A casket containing his remains was transferred from the old chapel to the vault under the new chapel when the latter was built.

His horn is still used on gaudy-days as the loving-cup. It must have been mounted in something like its present condition almost from the beginning, as in the Long Roll of 1416-7 sixteen pence is paid “pro emendatione aquilae crateris fundatoris.” Other repairs are mentioned later as in 1584-5, “pro reparatione particulae coronae quae circumdat operculum cornu xii d.; item, pro reparandis aliis partibus cornu xviii d.”

His name is also kept alive by the “canting” custom observed in the College on New Year’s Day, when after dinner the Bursar presents to each guest a needle threaded with silk of a colour suitable to his faculty (aiguille et fil), and prays for his prosperity in the words “Take this and be thrifty.”[138]

The object with which the College was founded is set forth in the statutes as “the cultivation of Theology to the glory of God, the advance of the Church, and the salvation of souls.” It was to be a Collegiate Hall of Masters, Chaplains, Theologians, and other scholars to be advanced to the order of the priesthood. It was founded in the name of the Holy and Undivided Trinity, to the Glory of our Lord and of His Mother and of the whole Court of Heaven, for the benefit of the Universal Church and especially of the Church of England, for the prosperity of the King and Queen and their children, and for the salvation of their souls and the souls of their progenitors and successors, and of the souls of the founder’s family and his benefactors, especially William of Muskham, Rector of the Church of Dereham, and for the “salutare suffragium” of all the living and the dead.

The benefactions of Muskham do not seem to have ceased with the foundation of the College. In 1347 Roger Swynbrok goes to Dereham on behalf of the College to get money from Muskham, and the hire of his horse costs eightpence, and there are entries of money received from Muskham in later years. Other persons besides the members of the College were interested in him, as in 1362 the oblations for his soul and the soul of John de Hotham the second Provost amounted to £29 16s. 11½d.

The statutes lay down with considerable minuteness of detail the course of life which Eglesfield expected the members of his foundation to follow, and, in connection with the early accounts of the College, which have been preserved with tolerable completeness, give us some materials for an account of the social life in the College during the earlier portion of its history.

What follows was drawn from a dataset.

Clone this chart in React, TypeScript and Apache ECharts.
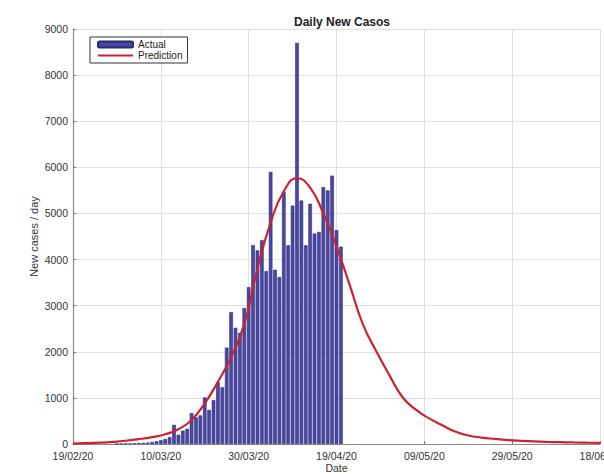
import React, { useEffect, useRef } from 'react';
import * as echarts from 'echarts';

// x axis: day index counted from 19/02/20 (day 0) to 18/06/20 (day 120)
const xTickLabels = ['19/02/20', '10/03/20', '30/03/20', '19/04/20', '09/05/20', '29/05/20', '18/06/20'];

const actualDays = [
  10, 11, 12, 13, 14, 15, 16, 17, 18, 19, 20, 21, 22, 23, 24, 25, 26, 27, 28, 29,
  30, 31, 32, 33, 34, 35, 36, 37, 38, 39, 40, 41, 42, 43, 44, 45, 46, 47, 48, 49,
  50, 51, 52, 53, 54, 55, 56, 57, 58, 59, 60, 61,
];
const actualValues = [
  5, 8, 10, 12, 15, 20, 25, 30, 45, 60, 80, 110, 150, 415, 200, 290, 330, 670, 580, 620,
  1010, 740, 950, 1340, 1230, 2090, 2860, 2520, 2410, 2950, 3400, 4313, 4200, 4420, 3750, 5900, 3780, 3620, 5470, 4310,
  5170, 8700, 5280, 4310, 5210, 4565, 4600, 5570, 5500, 5820, 4640, 4280,
];

const predictionDays = [
  0, 3, 6, 9, 12, 15, 18, 21, 24, 27, 30, 33, 36, 39, 42, 45, 48, 51, 54, 57,
  60, 63, 66, 69, 72, 75, 78, 81, 84, 87, 90, 93, 96, 99, 102, 105, 108, 111, 114, 117, 120,
];
const predictionValues = [
  10, 17, 28, 45, 70, 105, 150, 210, 320, 520, 880, 1350, 1880, 2600, 3800, 4800, 5480, 5765, 5560, 5000,
  4280, 3450, 2600, 2020, 1500, 1020, 750, 560, 410, 270, 185, 140, 110, 85, 68, 55, 46, 40, 34, 29, 25,
];

const FONT = "'Liberation Sans', Arial, sans-serif";

export default function App() {
  const ref = useRef<HTMLDivElement>(null);

  useEffect(() => {
    document.body.style.margin = '0';
    const chart = echarts.init(ref.current as HTMLDivElement, null, { renderer: 'svg' });
    chart.setOption({
      animation: false,
      backgroundColor: '#ffffff',
      textStyle: { fontFamily: FONT },
      title: {
        text: 'Daily New Casos',
        left: 337,
        top: 11,
        textAlign: 'center',
        textStyle: { fontSize: 12, fontWeight: 'bold', color: '#222', fontFamily: FONT },
      },
      legend: {
        left: 90,
        top: 37,
        orient: 'vertical',
        backgroundColor: '#ffffff',
        borderColor: '#333',
        borderWidth: 1,
        borderRadius: 0,
        padding: [2, 5, 2, 7],
        itemGap: 0,
        itemWidth: 35,
        itemHeight: 6,
        textStyle: { fontSize: 10, lineHeight: 11, color: '#222', fontFamily: FONT },
        data: [
          { name: 'Actual' },
          { name: 'Prediction', itemStyle: { opacity: 0 } },
        ],
      },
      grid: { left: 73, right: 4, top: 29, bottom: 30, containLabel: false, outerBoundsMode: 'none' },
      xAxis: {
        type: 'value',
        min: 0,
        max: 120,
        interval: 20,
        name: 'Date',
        nameLocation: 'middle',
        nameGap: 18,
        nameMoveOverlap: false,
        nameTextStyle: { fontSize: 10.5, color: '#333', fontFamily: FONT },
        axisLine: { show: true, lineStyle: { color: '#8a8a8a', width: 1.2 } },
        axisTick: { show: true, inside: true, length: 3, lineStyle: { color: '#777' } },
        axisLabel: {
          fontSize: 10.5,
          color: '#333',
          margin: 6,
          fontFamily: FONT,
          formatter: (v: number) => xTickLabels[Math.round(v / 20)] ?? '',
        },
        splitLine: { show: true, lineStyle: { color: '#e0e0e0', width: 1 } },
      },
      yAxis: {
        type: 'value',
        min: 0,
        max: 9000,
        interval: 1000,
        name: 'New cases / day',
        nameLocation: 'middle',
        nameGap: 34,
        nameMoveOverlap: false,
        nameTextStyle: { fontSize: 11, color: '#333', fontFamily: FONT },
        axisLine: { show: true, lineStyle: { color: '#8a8a8a', width: 1.2 } },
        axisTick: { show: true, inside: true, length: 3, lineStyle: { color: '#777' } },
        axisLabel: { fontSize: 10.5, color: '#333', margin: 5, fontFamily: FONT, formatter: (v: number) => String(v) },
        splitLine: { show: true, lineStyle: { color: '#e0e0e0', width: 1 } },
      },
      series: [
        {
          name: 'Actual',
          type: 'bar',
          barWidth: 3.6,
          data: actualDays.map((d, i) => [d, actualValues[i]]),
          itemStyle: { color: '#4a47a8', borderColor: '#2b2a6e', borderWidth: 0.6 },
          z: 2,
        },
        {
          name: 'Prediction',
          type: 'line',
          smooth: 0.5,
          symbol: 'none',
          data: predictionDays.map((d, i) => [d, predictionValues[i]]),
          lineStyle: { color: '#cc2230', width: 2.2 },
          itemStyle: { color: '#cc2230' },
          z: 3,
        },
      ],
    });
    return () => chart.dispose();
  }, []);

  return (
    <div
      ref={ref}
      style={{ position: 'absolute', left: 0, top: 0, width: 604, height: 474, background: '#fff' }}
    />
  );
}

It is probable, indeed, that the large and complex establishment, whose details are developed in Eglesfield’s statutes, rather represent what he wished for and aimed at than the actual condition of the College at any time; but there seems to have been always in the College a sincere desire to carry out, so far as was possible, the prescriptions of the founder; and, as we shall see, some of his minutest directions have regulated the practice of the College ever since his days.

The patronage of the Hall, “the advowson” as he calls it, was to be vested in his Royal mistress Philippa, and in the Queens consort of England who shall succeed her. He adds the characteristic detail that, if a king dies before his successor is married, the patronage shall be continued to the widow till a Queen consort comes into being.

Philippa had already procured from her husband for the infant College the Church of Brough under Staynesmore, and this was to be only an earnest of the benefits the College was to derive from the lofty patronage the founder thus secured to it. She was the first queen to be distinguished as patroness and foundress of a Collegiate Hall.

In 1353-4, which seems to have been a year of unusual expense to the College, among the donations received xxvj pounds iiij shillings is credited to “domina Regina.”